> [Raw data]
• • •
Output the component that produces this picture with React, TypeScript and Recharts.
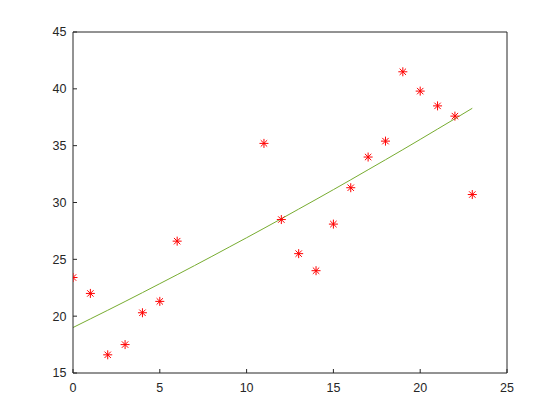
import {
  ComposedChart,
  Line,
  Scatter,
  XAxis,
  YAxis,
} from "recharts";

// measured samples
const sampleX = [0, 1, 2, 3, 4, 5, 6, 11, 12, 13, 14, 15, 16, 17, 18, 19, 20, 21, 22, 23];
const sampleY = [23.4, 22.0, 16.6, 17.5, 20.3, 21.3, 26.6, 35.2, 28.5, 25.5, 24.0, 28.1, 31.3, 34.0, 35.4, 41.5, 39.8, 38.5, 37.6, 30.7];

// fitted curve, read at whole x steps
const fitX = [0, 1, 2, 3, 4, 5, 6, 7, 8, 9, 10, 11, 12, 13, 14, 15, 16, 17, 18, 19, 20, 21, 22, 23];
const fitY = [19.0, 19.76, 20.52, 21.29, 22.07, 22.86, 23.65, 24.45, 25.26, 26.08, 26.9, 27.73, 28.57, 29.42, 30.27, 31.13, 32.0, 32.88, 33.76, 34.65, 35.55, 36.46, 37.37, 38.29];

const xTicks = [0, 5, 10, 15, 20, 25];
const yTicks = [15, 20, 25, 30, 35, 40, 45];

const samples = sampleX.map((x, i) => ({ x, y: sampleY[i] }));
const fit = fitX.map((x, i) => ({ x, y: fitY[i] }));

const AXIS = "#262626";
const tickFont = { fontSize: 12.5, fill: AXIS, fontFamily: "Liberation Sans, Arial, sans-serif" };

function Asterisk(props: any) {
  const { cx, cy } = props;
  const a = 4.5;
  const b = 3.2;
  return (
    <g stroke="#ff0000" strokeWidth={1}>
      <line x1={cx - a} y1={cy} x2={cx + a} y2={cy} />
      <line x1={cx} y1={cy - a} x2={cx} y2={cy + a} />
      <line x1={cx - b} y1={cy - b} x2={cx + b} y2={cy + b} />
      <line x1={cx - b} y1={cy + b} x2={cx + b} y2={cy - b} />
    </g>
  );
}

export default function App() {
  return (
    <div style={{ position: "absolute", left: 0, top: 0, background: "#fff" }}>
      <ComposedChart
        width={560}
        height={420}
        margin={{ top: 31, right: 52, bottom: 46, left: 72 }}
      >
        <XAxis
          dataKey="x"
          type="number"
          domain={[0, 25]}
          ticks={xTicks}
          height={1}
          tickSize={-4}
          tickMargin={14}
          stroke={AXIS}
          tick={tickFont}
          allowDataOverflow
        />
        <XAxis
          xAxisId="top"
          orientation="top"
          dataKey="x"
          type="number"
          domain={[0, 25]}
          ticks={xTicks}
          height={1}
          tickSize={-4}
          tick={false}
          stroke={AXIS}
        />
        <YAxis
          type="number"
          domain={[15, 45]}
          ticks={yTicks}
          width={1}
          tickSize={-4}
          tickMargin={10.5}
          stroke={AXIS}
          tick={tickFont}
          allowDataOverflow
        />
        <YAxis
          yAxisId="right"
          orientation="right"
          type="number"
          domain={[15, 45]}
          ticks={yTicks}
          width={1}
          tickSize={-4}
          tick={false}
          stroke={AXIS}
        />
        <Line
          data={fit}
          dataKey="y"
          type="monotone"
          stroke="#77ac30"
          strokeWidth={1}
          dot={false}
          isAnimationActive={false}
        />
        <Scatter
          data={samples}
          dataKey="y"
          shape={Asterisk}
          isAnimationActive={false}
        />
      </ComposedChart>
    </div>
  );
}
• • •
> [Directions for this task] Exactly as written, please give again the lines from the beginning of the listing through the line containing "36.46, 37.37, 38.29];", inclusive, without any pictures.

> [Answer to this problem]
Output the component that produces this picture with React, TypeScript and Recharts.
import {
  ComposedChart,
  Line,
  Scatter,
  XAxis,
  YAxis,
} from "recharts";

// measured samples
const sampleX = [0, 1, 2, 3, 4, 5, 6, 11, 12, 13, 14, 15, 16, 17, 18, 19, 20, 21, 22, 23];
const sampleY = [23.4, 22.0, 16.6, 17.5, 20.3, 21.3, 26.6, 35.2, 28.5, 25.5, 24.0, 28.1, 31.3, 34.0, 35.4, 41.5, 39.8, 38.5, 37.6, 30.7];

// fitted curve, read at whole x steps
const fitX = [0, 1, 2, 3, 4, 5, 6, 7, 8, 9, 10, 11, 12, 13, 14, 15, 16, 17, 18, 19, 20, 21, 22, 23];
const fitY = [19.0, 19.76, 20.52, 21.29, 22.07, 22.86, 23.65, 24.45, 25.26, 26.08, 26.9, 27.73, 28.57, 29.42, 30.27, 31.13, 32.0, 32.88, 33.76, 34.65, 35.55, 36.46, 37.37, 38.29];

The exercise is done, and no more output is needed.